- US CPI rises 0.4% in August, core up 0.1%; Headline rate firmer, core as expected
- US current account deficit falls to $98.8 bln; Slightly higher than expected; smallest deficit since 1991 as a percentage of GDP; smallest in dollar terms since 2001
- TIC data: official inflows slow, private outflows accelerate; Figures looks scary, but see this article for how difficult the data is to interpret accurately. What you see is not what you get…
- US industrial production rises 0.8%, capacity use at 69.6
- Medley Global Advisers: Some on FOMC getting anxious to hike
- Japanese FinMin Fujii: Intervention stance unchanged; won’t weaken JPY for exporters
- NAHB builder sentiment survey rises to 19 from 18
- Obama: No budding trade war with Canada
- S&P 500 closes at fresh one-year high of 1068.75, 1.5%
- CRB index rises 1.8%, gold ends at $1018; touches $1020 intraday.
- US 10-year notes rise in yield on Medley report. Close at 3.47% from 3.39% intraday lows.
EUR/USD added modestly to gains made in Europe this morning but recovered from a mid-morning swoon as talk of a Fed hike (that’s right, a hike!) made the rounds this morning and caught the market completely off-guard. EUR/USD dropped to 1.4645 as the talk, spurred by a report from Medley Advisers, first made the rounds. Once things were put in perspective, ( a hike is not imminent even if a few hawks are ready to tighten at the first opportunity), EUR/USD made up its lost ground. As equities forged higher during the afternoon, EUR/USD followed suit and made a new high above the 1.4720 level. Highs of 1.4736 were recorded and the market ends the day near its highs.
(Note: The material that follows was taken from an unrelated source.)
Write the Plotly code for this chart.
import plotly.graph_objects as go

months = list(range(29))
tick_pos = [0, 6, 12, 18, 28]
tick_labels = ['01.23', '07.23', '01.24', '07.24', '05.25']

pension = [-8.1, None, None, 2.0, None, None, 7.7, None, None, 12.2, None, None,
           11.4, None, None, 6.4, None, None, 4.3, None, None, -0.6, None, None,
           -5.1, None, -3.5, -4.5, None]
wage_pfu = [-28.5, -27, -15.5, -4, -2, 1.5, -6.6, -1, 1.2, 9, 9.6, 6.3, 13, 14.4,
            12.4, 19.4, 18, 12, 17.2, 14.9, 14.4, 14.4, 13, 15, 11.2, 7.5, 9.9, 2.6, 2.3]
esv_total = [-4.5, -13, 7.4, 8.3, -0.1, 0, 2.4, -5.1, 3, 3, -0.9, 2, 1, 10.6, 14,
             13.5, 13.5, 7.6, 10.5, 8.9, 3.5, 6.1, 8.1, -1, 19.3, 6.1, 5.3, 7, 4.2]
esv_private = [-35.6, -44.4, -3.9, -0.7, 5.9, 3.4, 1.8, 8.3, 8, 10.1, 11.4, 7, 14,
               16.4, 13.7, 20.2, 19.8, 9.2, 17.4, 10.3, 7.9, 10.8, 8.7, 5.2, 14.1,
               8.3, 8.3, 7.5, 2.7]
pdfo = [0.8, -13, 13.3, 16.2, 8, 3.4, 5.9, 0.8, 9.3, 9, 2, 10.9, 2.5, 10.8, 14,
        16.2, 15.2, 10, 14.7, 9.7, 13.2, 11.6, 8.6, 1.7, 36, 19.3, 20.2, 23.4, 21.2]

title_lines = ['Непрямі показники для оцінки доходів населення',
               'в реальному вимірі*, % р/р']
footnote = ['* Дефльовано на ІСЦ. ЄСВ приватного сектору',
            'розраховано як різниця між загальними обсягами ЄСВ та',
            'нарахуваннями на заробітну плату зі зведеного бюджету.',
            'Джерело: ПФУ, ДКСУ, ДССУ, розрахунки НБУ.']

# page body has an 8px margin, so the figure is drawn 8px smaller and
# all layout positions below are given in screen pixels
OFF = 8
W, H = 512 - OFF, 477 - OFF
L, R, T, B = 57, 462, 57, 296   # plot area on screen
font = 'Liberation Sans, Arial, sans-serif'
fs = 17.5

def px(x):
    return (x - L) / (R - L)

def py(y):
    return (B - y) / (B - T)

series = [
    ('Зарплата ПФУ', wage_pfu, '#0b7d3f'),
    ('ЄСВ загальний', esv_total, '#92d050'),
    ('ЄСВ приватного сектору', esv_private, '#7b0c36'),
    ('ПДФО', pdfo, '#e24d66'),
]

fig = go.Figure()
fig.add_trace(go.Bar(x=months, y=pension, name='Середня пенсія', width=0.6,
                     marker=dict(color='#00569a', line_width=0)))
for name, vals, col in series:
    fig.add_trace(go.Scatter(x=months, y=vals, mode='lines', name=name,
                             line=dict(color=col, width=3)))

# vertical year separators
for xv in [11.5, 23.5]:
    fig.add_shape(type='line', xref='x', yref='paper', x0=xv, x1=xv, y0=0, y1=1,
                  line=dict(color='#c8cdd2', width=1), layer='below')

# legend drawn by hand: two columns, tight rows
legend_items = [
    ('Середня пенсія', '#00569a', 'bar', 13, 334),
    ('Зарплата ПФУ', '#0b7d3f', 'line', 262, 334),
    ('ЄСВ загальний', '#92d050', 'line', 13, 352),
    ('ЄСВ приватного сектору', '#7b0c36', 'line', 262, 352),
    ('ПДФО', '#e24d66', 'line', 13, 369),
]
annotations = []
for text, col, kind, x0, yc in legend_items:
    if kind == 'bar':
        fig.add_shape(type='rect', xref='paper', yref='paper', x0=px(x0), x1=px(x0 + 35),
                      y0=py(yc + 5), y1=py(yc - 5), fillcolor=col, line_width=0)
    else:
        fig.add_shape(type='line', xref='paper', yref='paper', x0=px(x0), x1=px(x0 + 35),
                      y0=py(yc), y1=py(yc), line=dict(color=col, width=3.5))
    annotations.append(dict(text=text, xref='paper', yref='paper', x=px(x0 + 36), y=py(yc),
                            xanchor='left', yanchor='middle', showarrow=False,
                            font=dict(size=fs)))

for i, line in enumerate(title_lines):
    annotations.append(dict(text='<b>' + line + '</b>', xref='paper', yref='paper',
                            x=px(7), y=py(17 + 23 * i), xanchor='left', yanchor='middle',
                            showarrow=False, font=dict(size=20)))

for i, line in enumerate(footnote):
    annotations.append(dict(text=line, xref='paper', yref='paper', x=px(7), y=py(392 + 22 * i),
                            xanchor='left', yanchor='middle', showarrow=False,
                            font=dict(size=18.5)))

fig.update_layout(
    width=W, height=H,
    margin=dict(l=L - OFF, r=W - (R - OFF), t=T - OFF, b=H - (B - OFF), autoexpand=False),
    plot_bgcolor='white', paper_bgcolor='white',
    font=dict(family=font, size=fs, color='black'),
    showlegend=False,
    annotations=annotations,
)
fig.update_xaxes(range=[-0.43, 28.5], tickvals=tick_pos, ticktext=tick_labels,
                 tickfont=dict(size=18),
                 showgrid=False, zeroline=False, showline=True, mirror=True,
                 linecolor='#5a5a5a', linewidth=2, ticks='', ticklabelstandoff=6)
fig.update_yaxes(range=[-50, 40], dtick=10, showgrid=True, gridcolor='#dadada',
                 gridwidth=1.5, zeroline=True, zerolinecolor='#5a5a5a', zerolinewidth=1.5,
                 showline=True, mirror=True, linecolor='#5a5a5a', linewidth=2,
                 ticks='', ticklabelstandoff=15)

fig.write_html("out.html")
AUD was a near-identical image of EUR/USD rising to fresh trend highs of 0.8749 late in the day after an intraday pullback. Barriers are rumored at 0.8750 and 0.8800. 0.8810 is the near-term technical target.
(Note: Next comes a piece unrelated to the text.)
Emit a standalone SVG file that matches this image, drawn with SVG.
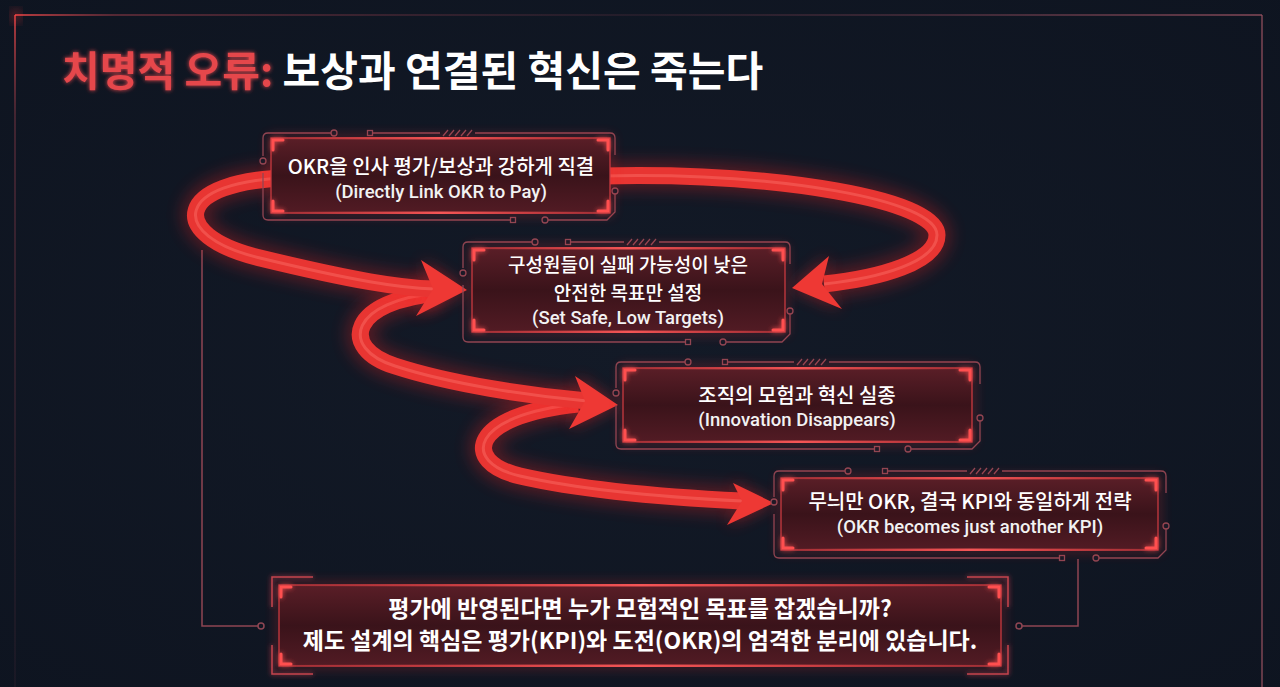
<svg xmlns="http://www.w3.org/2000/svg" width="1280" height="687" viewBox="0 0 1280 687">
<defs>
<style>
.kr{font-family:"Noto Sans CJK KR","Noto Sans",sans-serif}
.t1{font-family:"Noto Sans CJK KR","Noto Sans",sans-serif;font-size:20px;font-weight:500;fill:#ffffff;text-anchor:middle}
.t1s{font-size:19px}
.t2{font-family:Roboto,"Noto Sans CJK KR",sans-serif;font-size:18.5px;font-weight:500;fill:#f2f2f2;text-anchor:middle}
.t3{font-family:"Noto Sans CJK KR","Noto Sans",sans-serif;font-size:23px;font-weight:700;fill:#ffffff;text-anchor:middle}
.frame{fill:none;stroke:#8e4653;stroke-width:1.3}
.dot{fill:#111826;stroke:#8e4653;stroke-width:1.3}
.inner{fill:url(#boxfill);stroke:#c9393f;stroke-width:1.3}
.halo{fill:none;stroke:#ff3030;stroke-width:4;opacity:.45;filter:url(#blur6)}
.acc{fill:none;stroke:#ff5050;stroke-width:3;stroke-linecap:round;filter:url(#glow)}
.edge{fill:url(#edgeGrad)}
.bandglow{fill:none;stroke:#ff2424;stroke-width:28;opacity:.28;filter:url(#blur8)}
.band{fill:none;stroke:#e83532;stroke-width:17}
.core{fill:none;stroke:#ff7a70;stroke-width:3;opacity:.4}
.head{fill:#ee3834}
.headglow{fill:#ff2a2a;opacity:.45;filter:url(#blur8)}
.circ{fill:none;stroke:#8e4653;stroke-width:1.5}
.brk{fill:none;stroke:#c2464f;stroke-width:1.5;filter:url(#glow)}
</style>
<linearGradient id="boxfill" x1="0" y1="0" x2="0" y2="1">
<stop offset="0" stop-color="#5a1e27"/>
<stop offset="0.5" stop-color="#3a131a"/>
<stop offset="1" stop-color="#521b24"/>
</linearGradient>
<linearGradient id="edgeGrad" x1="0" y1="0" x2="1" y2="0">
<stop offset="0" stop-color="#ff4848" stop-opacity="0"/>
<stop offset="0.5" stop-color="#ff5a5a" stop-opacity="0.9"/>
<stop offset="1" stop-color="#ff4848" stop-opacity="0"/>
</linearGradient>
<linearGradient id="topLine" gradientUnits="userSpaceOnUse" x1="15" y1="0" x2="1262" y2="0">
<stop offset="0" stop-color="#ff4a4a" stop-opacity="0.95"/>
<stop offset="0.08" stop-color="#a8404c" stop-opacity="0.6"/>
<stop offset="0.5" stop-color="#5a3040" stop-opacity="0.35"/>
<stop offset="1" stop-color="#9a5262" stop-opacity="0.85"/>
</linearGradient>
<linearGradient id="leftLine" gradientUnits="userSpaceOnUse" x1="0" y1="15" x2="0" y2="687">
<stop offset="0" stop-color="#ff4a4a" stop-opacity="0.9"/>
<stop offset="0.15" stop-color="#8a3a48" stop-opacity="0.55"/>
<stop offset="1" stop-color="#4a2a38" stop-opacity="0.25"/>
</linearGradient>
<radialGradient id="bg" cx="0.5" cy="0.5" r="0.75">
<stop offset="0" stop-color="#131a27"/>
<stop offset="1" stop-color="#0e1420"/>
</radialGradient>
<filter id="blur6" x="-20%" y="-50%" width="140%" height="200%"><feGaussianBlur stdDeviation="6"/></filter>
<filter id="blur8" x="-30%" y="-60%" width="160%" height="220%"><feGaussianBlur stdDeviation="8"/></filter>
<filter id="glow" x="-50%" y="-50%" width="200%" height="200%">
<feGaussianBlur in="SourceGraphic" stdDeviation="2.5" result="b"/>
<feMerge><feMergeNode in="b"/><feMergeNode in="SourceGraphic"/></feMerge>
</filter>
<filter id="tglow" x="-10%" y="-50%" width="120%" height="200%">
<feGaussianBlur in="SourceGraphic" stdDeviation="2" result="b"/>
<feMerge><feMergeNode in="b"/><feMergeNode in="SourceGraphic"/></feMerge>
</filter>
</defs>

<rect width="1280" height="687" fill="url(#bg)"/>

<g id="outer-frame">
<path d="M15,687 V15" fill="none" stroke="url(#leftLine)" stroke-width="1.5"/>
<path d="M15,15 H1262" fill="none" stroke="url(#topLine)" stroke-width="1.5"/>
<path d="M1262,15 V687" fill="none" stroke="#9a5262" stroke-opacity="0.8" stroke-width="1.5"/>
<circle cx="16" cy="16" r="5" fill="#ff3a3a" opacity="0.6" filter="url(#blur6)"/>
</g>

<g id="title">
<text x="62" y="86" class="kr" font-size="41" font-weight="700"><tspan fill="#e5464c" filter="url(#tglow)">치명적 오류:</tspan><tspan fill="#ffffff"> 보상과 연결된 혁신은 죽는다</tspan></text>
</g>

<g id="connectors">
<g id="circuit-lines">
<path class="circ" d="M202,250 V626 H258"/>
<circle class="circ" cx="261" cy="626" r="3"/>
<path class="circ" d="M1078,559 V626 H1022"/>
<circle class="circ" cx="1019" cy="626" r="3"/>
</g>
<g id="arrow-4">
<path class="bandglow" d="M578,404 C470,415 460,462 520,476 C590,492 680,498 742,501"/>
<polygon class="headglow" points="774,503 733,483 742,501 727,525"/>
<path class="band" d="M578,404 C470,415 460,462 520,476 C590,492 680,498 742,501"/>
<path class="core" d="M578,404 C470,415 460,462 520,476 C590,492 680,498 742,501"/>
<polygon class="head" points="774,503 733,483 742,501 727,525"/>
</g>
<g id="arrow-3">
<path class="bandglow" d="M440,293 C350,300 338,348 395,366 C450,384 530,396 587,401"/>
<polygon class="headglow" points="618,405 575,376 585,401 569,429"/>
<path class="band" d="M440,293 C350,300 338,348 395,366 C450,384 530,396 587,401"/>
<path class="core" d="M440,293 C350,300 338,348 395,366 C450,384 530,396 587,401"/>
<polygon class="head" points="618,405 575,376 585,401 569,429"/>
</g>
<g id="arrow-2">
<path class="bandglow" d="M600,176 C780,172 937,200 937,235 C937,262 880,278 824,284"/>
<polygon class="headglow" points="792,288 829,256 822,284 842,309"/>
<path class="band" d="M600,176 C780,172 937,200 937,235 C937,262 880,278 824,284"/>
<path class="core" d="M600,176 C780,172 937,200 937,235 C937,262 880,278 824,284"/>
<polygon class="head" points="792,288 829,256 822,284 842,309"/>
</g>
<g id="arrow-1">
<path class="bandglow" d="M290,178 C175,180 165,235 260,258 C355,281 400,288 434,289"/>
<polygon class="headglow" points="467,290 421,260 433,289 416,316"/>
<path class="band" d="M290,178 C175,180 165,235 260,258 C355,281 400,288 434,289"/>
<path class="core" d="M290,178 C175,180 165,235 260,258 C355,281 400,288 434,289"/>
<polygon class="head" points="467,290 421,260 433,289 416,316"/>
</g>
</g>

<g id="node-1">
<path class="frame" d="M263,156 V138 Q263,133 268,133 H331 M372.5,133 H440 M475,133 H610 Q615,133 615,138 V155 M263,173 V215 Q263,220 268,220 H510.5 M548,220 H607 L615,212 V194 M443,136 l5,-6 M449,136 l5,-6 M455,136 l5,-6 M461,136 l5,-6 M467,136 l5,-6"/>
<circle class="dot" cx="334" cy="133" r="3"/><circle class="dot" cx="263" cy="161" r="3"/><circle class="dot" cx="545" cy="220" r="3"/><circle class="dot" cx="615" cy="191" r="3"/>
<rect class="dot" x="367.5" y="130.5" width="5" height="5"/><rect class="dot" x="510.5" y="217.5" width="5" height="5"/>
<rect class="halo" x="271" y="138" width="339" height="75"/>
<rect class="inner" x="271" y="138" width="339" height="75"/>
<rect class="edge" x="271" y="137" width="339" height="2.5"/><rect class="edge" x="271" y="211.5" width="339" height="2.5"/>
<path class="acc" d="M273,150 V140 H283 M598,140 H608 V150 M273,201 V211 H283 M598,211 H608 V201"/>
<text class="t1" x="441" y="174">OKR을 인사 평가/보상과 강하게 직결</text>
<text class="t2" x="441" y="198">(Directly Link OKR to Pay)</text>
</g>

<g id="node-2">
<path class="frame" d="M463,268 V247 Q463,242 468,242 H532 M570.5,242 H624 M659,242 H785 Q790,242 790,247 V264 M463,285 V337 Q463,342 468,342 H685.5 M726,342 H782 L790,334 V314 M627,245 l5,-6 M633,245 l5,-6 M639,245 l5,-6 M645,245 l5,-6 M651,245 l5,-6"/>
<circle class="dot" cx="535" cy="242" r="3"/><circle class="dot" cx="463" cy="273" r="3"/><circle class="dot" cx="723" cy="342" r="3"/><circle class="dot" cx="790" cy="311" r="3"/>
<rect class="dot" x="565.5" y="239.5" width="5" height="5"/><rect class="dot" x="685.5" y="339.5" width="5" height="5"/>
<rect class="halo" x="472" y="248" width="313" height="84"/>
<rect class="inner" x="472" y="248" width="313" height="84"/>
<rect class="edge" x="472" y="247" width="313" height="2.5"/><rect class="edge" x="472" y="330.5" width="313" height="2.5"/>
<path class="acc" d="M474,260 V250 H484 M773,250 H783 V260 M474,320 V330 H484 M773,330 H783 V320"/>
<text class="t1 t1s" x="628" y="272">구성원들이 실패 가능성이 낮은</text>
<text class="t1 t1s" x="628" y="300">안전한 목표만 설정</text>
<text class="t2" x="628" y="324">(Set Safe, Low Targets)</text>
</g>

<g id="node-3">
<path class="frame" d="M616,388 V367 Q616,362 621,362 H685 M727.5,362 H794 M829,362 H975 Q980,362 980,367 V384 M616,405 V444 Q616,449 621,449 H874.5 M911,449 H972 L980,441 V421 M797,365 l5,-6 M803,365 l5,-6 M809,365 l5,-6 M815,365 l5,-6 M821,365 l5,-6"/>
<circle class="dot" cx="688" cy="362" r="3"/><circle class="dot" cx="616" cy="393" r="3"/><circle class="dot" cx="908" cy="449" r="3"/><circle class="dot" cx="980" cy="418" r="3"/>
<rect class="dot" x="722.5" y="359.5" width="5" height="5"/><rect class="dot" x="874.5" y="446.5" width="5" height="5"/>
<rect class="halo" x="623" y="368" width="349" height="74"/>
<rect class="inner" x="623" y="368" width="349" height="74"/>
<rect class="edge" x="623" y="367" width="349" height="2.5"/><rect class="edge" x="623" y="440.5" width="349" height="2.5"/>
<path class="acc" d="M625,380 V370 H635 M960,370 H970 V380 M625,430 V440 H635 M960,440 H970 V430"/>
<text class="t1" x="797" y="403">조직의 모험과 혁신 실종</text>
<text class="t2" x="797" y="426">(Innovation Disappears)</text>
</g>

<g id="node-4">
<path class="frame" d="M774,497 V476 Q774,471 779,471 H845 M887.5,471 H967 M1002,471 H1161 Q1166,471 1166,476 V493 M774,514 V553 Q774,558 779,558 H1059.5 M1099,558 H1158 L1166,550 V529 M970,474 l5,-6 M976,474 l5,-6 M982,474 l5,-6 M988,474 l5,-6 M994,474 l5,-6"/>
<circle class="dot" cx="848" cy="471" r="3"/><circle class="dot" cx="774" cy="502" r="3"/><circle class="dot" cx="1096" cy="558" r="3"/><circle class="dot" cx="1166" cy="526" r="3"/>
<rect class="dot" x="882.5" y="468.5" width="5" height="5"/><rect class="dot" x="1059.5" y="555.5" width="5" height="5"/>
<rect class="halo" x="781" y="478" width="377" height="72"/>
<rect class="inner" x="781" y="478" width="377" height="72"/>
<rect class="edge" x="781" y="477" width="377" height="2.5"/><rect class="edge" x="781" y="548.5" width="377" height="2.5"/>
<path class="acc" d="M783,490 V480 H793 M1146,480 H1156 V490 M783,538 V548 H793 M1146,548 H1156 V538"/>
<text class="t1" x="970" y="509">무늬만 OKR, 결국 KPI와 동일하게 전략</text>
<text class="t2" x="970" y="533">(OKR becomes just another KPI)</text>
</g>

<g id="node-5">
<path class="brk" d="M272,607 V577 H313 M272,645 V674 H313 M1008,607 V577 H967 M1008,645 V674 H967"/>
<rect class="halo" x="279" y="585" width="722" height="81"/>
<rect class="inner" x="279" y="585" width="722" height="81"/>
<rect class="edge" x="279" y="584" width="722" height="2.5"/><rect class="edge" x="279" y="664.5" width="722" height="2.5"/>
<path class="acc" d="M281,597 V587 H291 M989,587 H999 V597 M281,654 V664 H291 M989,664 H999 V654"/>
<text class="t3" x="640" y="617">평가에 반영된다면 누가 모험적인 목표를 잡겠습니까?</text>
<text class="t3" x="640" y="649">제도 설계의 핵심은 평가(KPI)와 도전(OKR)의 엄격한 분리에 있습니다.</text>
</g>
</svg>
EUR/GBP added to its recent rally amid expectations that the BOE will lower deposit rates next month. It reached 0.8932 while cable rallies were limited to the 1.6510 area during the US afternoon.
USD/JPY bounced from key support at 90.00/10 and set off a short-covering scramble in New York this morning. It reached 91.36, spurred in part bu a big back-up in Treasury yields before comments from Fuji that he maintains there is no reason to weaken the JPY just to boost exports. The dolar traded quietly near 90.90 most of the afternoon.